Monitoring and Iteration

Going live isn't the end — it's the start of a new cycle:

Key Metrics

metrics = {
    "latency_p50": "50th percentile latency",
    "latency_p99": "99th percentile latency",
    "throughput": "Requests per second",
    "error_rate": "Error rate",
    "user_satisfaction": "User satisfaction",
    "gpu_utilization": "GPU utilization",
}

Continuous Improvement Loop

Collect user feedback
  ↓
Identify cases where model performs poorly
  ↓
Add these cases to training data
  ↓
Re-fine-tune
  ↓
Evaluate → Deploy → Continue collecting feedback

This loop drives continuous improvement. Each iteration doesn't need massive new data — a few dozen targeted samples can fix specific problems.

Key Takeaways

  1. Merge LoRA weights before deployment is the most common path.
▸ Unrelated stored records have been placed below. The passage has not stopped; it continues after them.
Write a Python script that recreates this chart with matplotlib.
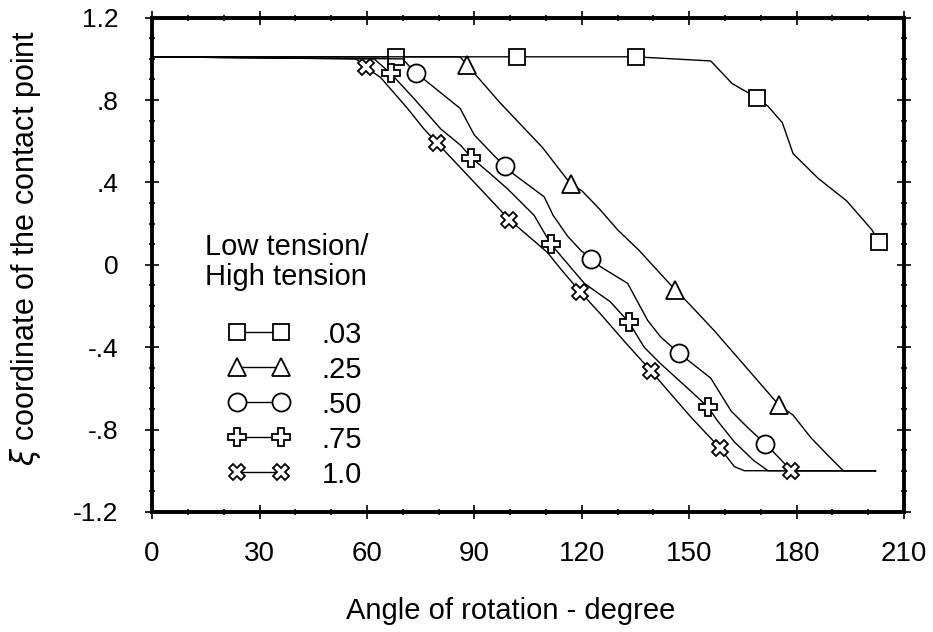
import matplotlib
matplotlib.use('Agg')
import matplotlib.pyplot as plt
from matplotlib.lines import Line2D
from matplotlib.legend_handler import HandlerLine2D
from matplotlib.ticker import MultipleLocator

plt.rcParams['font.family'] = ['Liberation Sans', 'DejaVu Sans']

# tension ratio .03 (squares)
sq_x = [0, 68, 102, 135, 156, 162, 169, 172, 176, 179, 186, 194, 201, 203]
sq_y = [1.01, 1.01, 1.01, 1.01, 0.99, 0.88, 0.81, 0.77, 0.69, 0.54, 0.42, 0.31, 0.17, 0.11]
sq_marks = [1, 2, 3, 6, 13]

# .25 (triangles)
tri_x = [0, 86, 88, 97, 109, 117, 120, 125, 130, 136, 146, 150, 157, 163, 168, 172, 175,
         179, 184, 189, 193, 202]
tri_y = [1.01, 1.01, 0.97, 0.79, 0.57, 0.39, 0.36, 0.27, 0.17, 0.07, -0.12, -0.19, -0.32,
         -0.44, -0.54, -0.62, -0.68, -0.73, -0.84, -0.93, -1.0, -1.0]
tri_marks = [2, 5, 10, 16]

# .50 (circles)
cir_x = [0, 70, 73.6, 76, 86, 90, 95.5, 98.5, 101, 109.5, 112, 116, 119.7, 122.7, 125.3,
         132.8, 138.4, 142, 147.2, 156, 161.7, 166.3, 171.3, 174.7, 178.5, 202]
cir_y = [1.01, 1.0, 0.93, 0.90, 0.76, 0.63, 0.53, 0.48, 0.44, 0.33, 0.24, 0.14, 0.07, 0.03,
         -0.01, -0.09, -0.27, -0.35, -0.43, -0.55, -0.71, -0.79, -0.87, -0.93, -1.0, -1.0]
cir_marks = [2, 7, 13, 18, 22]

# .75 (plus)
pl_x = [0, 62, 66.6, 73, 80.6, 86.2, 89.2, 94.6, 99.2, 106.7, 111.4, 120.7, 128, 133.2,
        137.4, 142, 149.6, 155.2, 158, 162.6, 168, 172, 202]
pl_y = [1.01, 1.0, 0.93, 0.81, 0.66, 0.58, 0.52, 0.44, 0.37, 0.24, 0.10, -0.09, -0.18, -0.28,
        -0.40, -0.48, -0.60, -0.69, -0.76, -0.86, -0.95, -1.0, -1.0]
pl_marks = [2, 6, 10, 13, 17]

# 1.0 (x)
xx_x = [0, 57, 59.6, 63.8, 71.3, 75.9, 79.7, 86.2, 92.7, 99.7, 110.4, 114.1, 119.5, 125.3,
        131.8, 139.3, 144, 150.5, 158.6, 162.6, 165.4, 178.5, 202]
xx_y = [1.01, 1.0, 0.96, 0.91, 0.76, 0.66, 0.59, 0.47, 0.35, 0.22, 0.06, -0.02, -0.13, -0.24,
        -0.37, -0.515, -0.61, -0.74, -0.89, -0.98, -1.0, -1.0, -1.0]
xx_marks = [2, 6, 9, 12, 15, 18, 21]

series = [
    ('.03', sq_x, sq_y, sq_marks, 's', 11),
    ('.25', tri_x, tri_y, tri_marks, '^', 13),
    ('.50', cir_x, cir_y, cir_marks, 'o', 13),
    ('.75', pl_x, pl_y, pl_marks, 'P', 13),
    ('1.0', xx_x, xx_y, xx_marks, 'X', 12),
]

yticks = [-1.2, -0.8, -0.4, 0, 0.4, 0.8, 1.2]
ytick_labels = ['-1.2', '-.8', '-.4', '0', '.4', '.8', '1.2']
xticks = [0, 30, 60, 90, 120, 150, 180, 210]

fig = plt.figure(figsize=(9.33, 6.32), dpi=100)
ax = fig.add_axes([0.163, 0.19, 0.806, 0.782])

for lab, x, y, marks, m, ms in series:
    ax.plot(x, y, color='black', lw=1.0, marker=m, markevery=marks, ms=ms,
            mfc='white', mec='black', mew=1.3, label=lab)

ax.set_xlim(0, 210)
ax.set_ylim(-1.2, 1.2)
ax.set_xticks(xticks)
ax.set_yticks(yticks)
ax.set_yticklabels(ytick_labels)
ax.xaxis.set_minor_locator(MultipleLocator(10))
ax.yaxis.set_minor_locator(MultipleLocator(0.1))

ax.tick_params(which='major', direction='inout', length=10, width=1.2,
               top=True, right=True, color='black')
ax.tick_params(which='minor', direction='inout', length=4, width=1.2,
               top=True, right=True)
ax.tick_params(axis='y', which='major', pad=19, labelsize=19)
ax.tick_params(axis='x', which='major', pad=16, labelsize=20)
for sp in ax.spines.values():
    sp.set_linewidth(2.8)

ax.set_xlabel('Angle of rotation - degree', fontsize=21)
ax.xaxis.set_label_coords(0.477, -0.172)
ax.set_ylabel(r'$\xi$ coordinate of the contact point', fontsize=22)
ax.yaxis.set_label_coords(-0.145, 0.535)

# legend title drawn as plain text, entries below it
ax.text(0.071, 0.565, 'Low tension/\nHigh tension', transform=ax.transAxes,
        ha='left', va='top', fontsize=21, linespacing=1.1)
leg = ax.legend(loc='upper left', bbox_to_anchor=(0.078, 0.387), frameon=False,
                fontsize=21, handlelength=3.3, handletextpad=0.5, labelspacing=0.24,
                borderpad=0, borderaxespad=0, numpoints=2,
                handler_map={Line2D: HandlerLine2D(marker_pad=0.9)})

fig.savefig('out.png', dpi=100, facecolor='white')
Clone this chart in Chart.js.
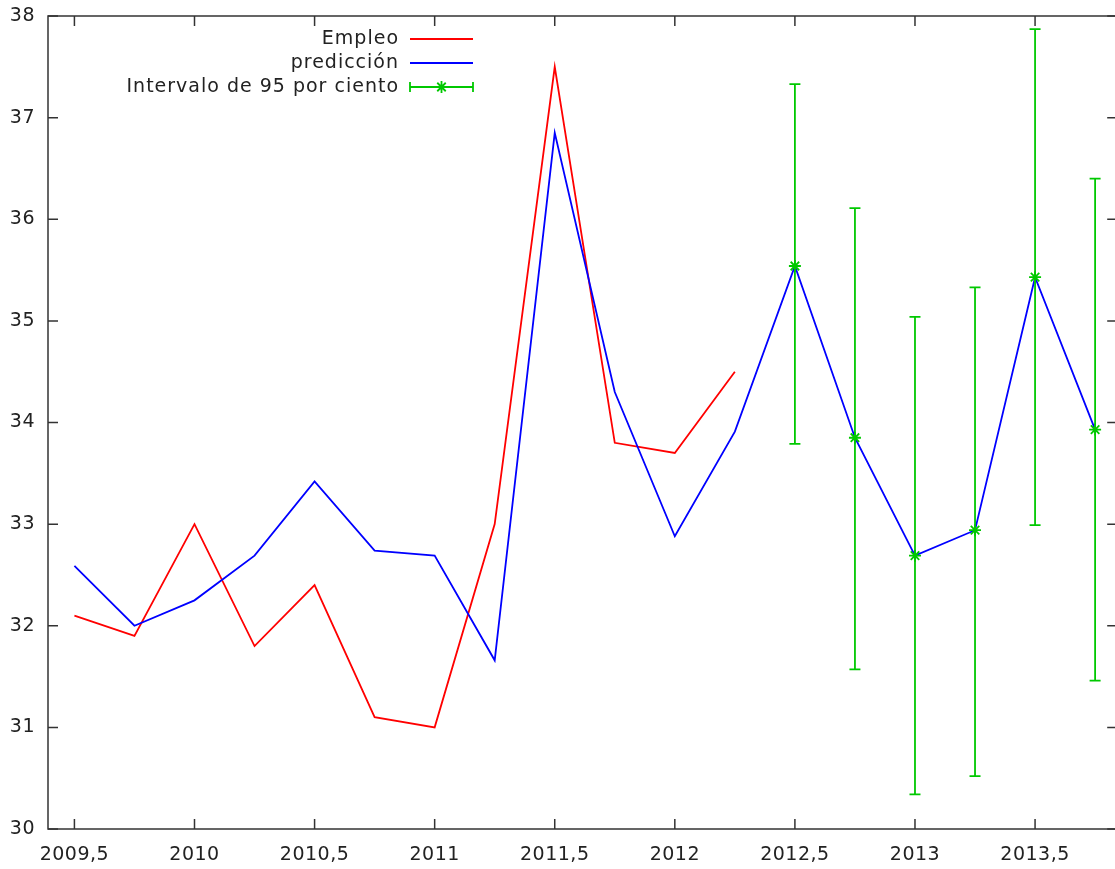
<!DOCTYPE html>
<html>
<head>
<meta charset="utf-8">
<script src="https://cdn.jsdelivr.net/npm/chart.js@4"></script>
<style>
  html, body { margin: 0; padding: 0; background: #fff; overflow: hidden; }
  canvas { display: block; }
</style>
</head>
<body>
<canvas id="grafico" width="1125" height="869"></canvas>
<script>
// observed quarters
var fechas = [2009.5, 2009.75, 2010, 2010.25, 2010.5, 2010.75, 2011, 2011.25, 2011.5, 2011.75, 2012, 2012.25];
var empleo = [32.1, 31.9, 33.0, 31.8, 32.4, 31.1, 31.0, 33.0, 37.5, 33.8, 33.7, 34.5];

// fitted + forecast
var fechasPred = [2009.5, 2009.75, 2010, 2010.25, 2010.5, 2010.75, 2011, 2011.25, 2011.5, 2011.75, 2012, 2012.25,
                  2012.5, 2012.75, 2013, 2013.25, 2013.5, 2013.75];
var prediccion = [32.59, 32.0, 32.25, 32.69, 33.42, 32.74, 32.69, 31.66, 36.85, 34.3, 32.88, 33.91,
                  35.54, 33.85, 32.69, 32.94, 35.43, 33.93];

// 95% interval for the forecast quarters
var fechasInt = [2012.5, 2012.75, 2013, 2013.25, 2013.5, 2013.75];
var intCentro = [35.54, 33.85, 32.69, 32.94, 35.43, 33.93];
var intBajo   = [33.79, 31.57, 30.34, 30.52, 32.99, 31.46];
var intAlto   = [37.33, 36.11, 35.04, 35.33, 37.87, 36.40];

var ticksX = [2009.5, 2010, 2010.5, 2011, 2011.5, 2012, 2012.5, 2013, 2013.5];
var ticksY = [30, 31, 32, 33, 34, 35, 36, 37, 38];

var rojo = '#ff0000', azul = '#0000ff', verde = '#00c800', ejes = '#333333', texto = '#222222';
var fuente = { family: 'DejaVu Sans', size: 19 };

function pares(xs, ys) {
    return xs.map(function (x, i) { return { x: x, y: ys[i] }; });
}

var barras = [];
fechasInt.forEach(function (x, i) {
    barras.push({ x: x, y: intBajo[i] });
    barras.push({ x: x, y: intAlto[i] });
    barras.push({ x: x, y: null });
});

// the original font is a bit wider than DejaVu
var espaciado = {
    id: 'espaciado',
    beforeDraw: function (chart) { chart.ctx.letterSpacing = '0.5px'; }
};

// gnuplot style frame with inward ticks on all four sides
var marco = {
    id: 'marco',
    afterDatasetsDraw: function (chart) {
        var ctx = chart.ctx, a = chart.chartArea, sx = chart.scales.x, sy = chart.scales.y;
        ctx.save();
        ctx.strokeStyle = ejes;
        ctx.lineWidth = 1.5;
        ctx.strokeRect(a.left, a.top, a.right - a.left, a.bottom - a.top);
        ctx.beginPath();
        ticksX.forEach(function (v) {
            var px = sx.getPixelForValue(v);
            ctx.moveTo(px, a.bottom); ctx.lineTo(px, a.bottom - 10);
            ctx.moveTo(px, a.top); ctx.lineTo(px, a.top + 10);
        });
        ticksY.forEach(function (v) {
            var py = sy.getPixelForValue(v);
            ctx.moveTo(a.left, py); ctx.lineTo(a.left + 10, py);
            ctx.moveTo(a.right, py); ctx.lineTo(a.right - 10, py);
        });
        ctx.stroke();
        ctx.restore();
    }
};

// key in the top left, text right aligned with the sample after it
var leyenda = {
    id: 'leyenda',
    afterDraw: function (chart) {
        var ctx = chart.ctx;
        var xt = 398, x0 = 410, x1 = 473, y = 39;
        ctx.save();
        ctx.font = fuente.size + 'px ' + fuente.family;
        ctx.letterSpacing = '1px';
        ctx.textAlign = 'right';
        ctx.textBaseline = 'middle';
        ctx.lineWidth = 1.8;
        chart.data.datasets.forEach(function (ds) {
            if (!ds.label) return;
            ctx.fillStyle = texto;
            ctx.fillText(ds.label, xt + 1, y);
            ctx.strokeStyle = ds.borderColor;
            ctx.beginPath();
            ctx.moveTo(x0, y); ctx.lineTo(x1, y);
            if (ds.pointStyle === 'star') {
                ctx.moveTo(x0, y - 5); ctx.lineTo(x0, y + 5);
                ctx.moveTo(x1, y - 5); ctx.lineTo(x1, y + 5);
            }
            ctx.stroke();
            if (ds.pointStyle === 'star') {
                Chart.helpers.drawPoint(ctx, { pointStyle: 'star', radius: 6, borderWidth: 1.8 }, (x0 + x1) / 2, y);
            }
            y += 24;
        });
        ctx.restore();
    }
};

new Chart(document.getElementById('grafico'), {
    type: 'line',
    data: {
        datasets: [
            {
                label: 'Empleo',
                data: pares(fechas, empleo),
                borderColor: rojo,
                borderWidth: 1.8,
                pointRadius: 0,
                order: 3
            },
            {
                label: 'predicción',
                data: pares(fechasPred, prediccion),
                borderColor: azul,
                borderWidth: 1.8,
                pointRadius: 0,
                order: 2
            },
            {
                label: 'Intervalo de 95 por ciento',
                data: pares(fechasInt, intCentro),
                showLine: false,
                borderColor: verde,
                pointStyle: 'star',
                pointRadius: 6,
                pointBorderWidth: 1.8,
                pointBorderColor: verde,
                order: 0
            },
            {
                label: '',
                data: barras,
                borderColor: verde,
                borderWidth: 1.8,
                spanGaps: false,
                pointStyle: 'line',
                pointRadius: 5.5,
                pointBorderWidth: 1.8,
                pointBorderColor: verde,
                order: 1
            }
        ]
    },
    options: {
        responsive: false,
        animation: false,
        events: [],
        layout: { padding: { top: 16, right: 5, left: 0, bottom: 0 } },
        plugins: {
            legend: { display: false },
            tooltip: { enabled: false }
        },
        scales: {
            x: {
                type: 'linear',
                min: 2009.39,
                max: 2013.842,
                afterFit: function (s) { s.height = 40; s.paddingLeft = 0; s.paddingRight = 0; },
                afterBuildTicks: function (s) { s.ticks = ticksX.map(function (v) { return { value: v }; }); },
                grid: { display: false, drawTicks: false },
                border: { display: false },
                ticks: {
                    padding: 15,
                    color: texto,
                    font: fuente,
                    maxRotation: 0,
                    autoSkip: false,
                    callback: function (v) { return String(v).replace('.', ','); }
                }
            },
            y: {
                type: 'linear',
                min: 30,
                max: 38,
                afterFit: function (s) { s.width = 48; s.paddingTop = 0; s.paddingBottom = 0; },
                afterBuildTicks: function (s) { s.ticks = ticksY.map(function (v) { return { value: v }; }); },
                grid: { display: false, drawTicks: false },
                border: { display: false },
                ticks: {
                    padding: 13,
                    color: texto,
                    font: fuente
                }
            }
        }
    },
    plugins: [espaciado, marco, leyenda]
});
</script>
</body>
</html>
Post-merge, convert to GGUF (local) or keep SafeTensors (GPU).
  2. Personal/small team: Ollama + GGUF. High-concurrency production: vLLM + SafeTensors.
  3. Quantized deployment has minimal quality loss in most scenarios while significantly reducing hardware requirements and cost.
  4. Deployment is the start of iteration, not the end. Collect feedback → improve data → re-fine-tune in a continuous improvement loop.